San Diego’s East Village is downtown’s largest neighborhood, encompassing 130 blocks bounded by Interstate 5 to the north and east, Sixth Avenue to the west and Commercial Street to the south. Once an industrial area, the East Village is now home to several educational institutions, condos, bars, restaurants, shops, and a re-emerging artists’ community. An eclectic mix of modern structures, old warehouses and funky historic buildings that have been converted for various uses give the neighborhood a hip urban vibe.
When San Diego was incorporated in 1850, downtown became the city’s financial and cultural center. The adjacent East Village, then called Centre City East, became an industrial area, with warehouses, factories and a power facility.
During the last decade, the East Village has been going through a transformation that has taken the previously rundown area and turned it into a chic urban place to live and play.
The catalyst for much of the new development was Petco Park, a baseball stadium built for the San Diego Padres in 2004. A recently released study by the local think tank National University System Institute for Policy Research analyzed the economic impact of the ballpark and found that the downtown area has added about 14,000 residential units and gained nearly 15,000 new residents.

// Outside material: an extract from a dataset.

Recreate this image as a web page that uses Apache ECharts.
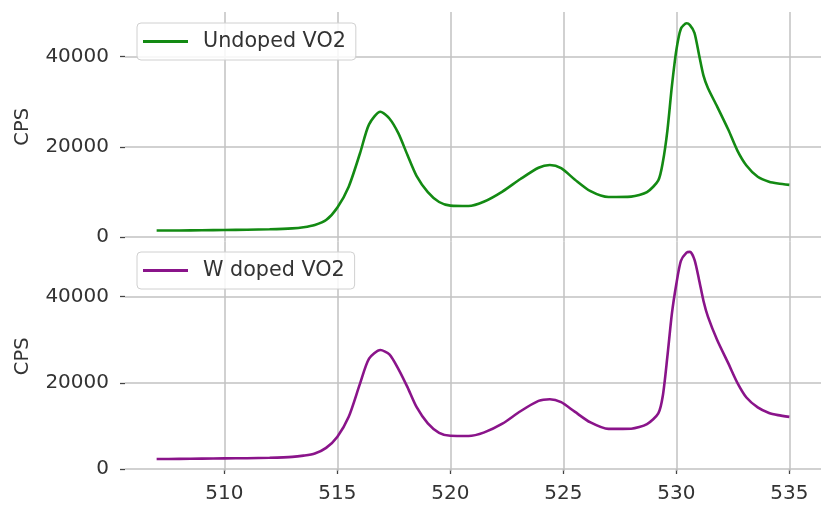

Once known for its vacant buildings, dive bars and thriving artists’ colony, the East Village has been transformed by redevelopment in the last decade, spurred by the construction of Petco Park in 2004. It is now home to chic condos, upscale restaurants, trendy shops and a new, state-of-the-art Central Library. The area also is trying to maintain its identity as an arts district with lofts, studios and galleries, and plans to turn much of the area into a cluster for technology and design-oriented companies. East Village redevelopment will continue for years to come, as it still has much underutilized space.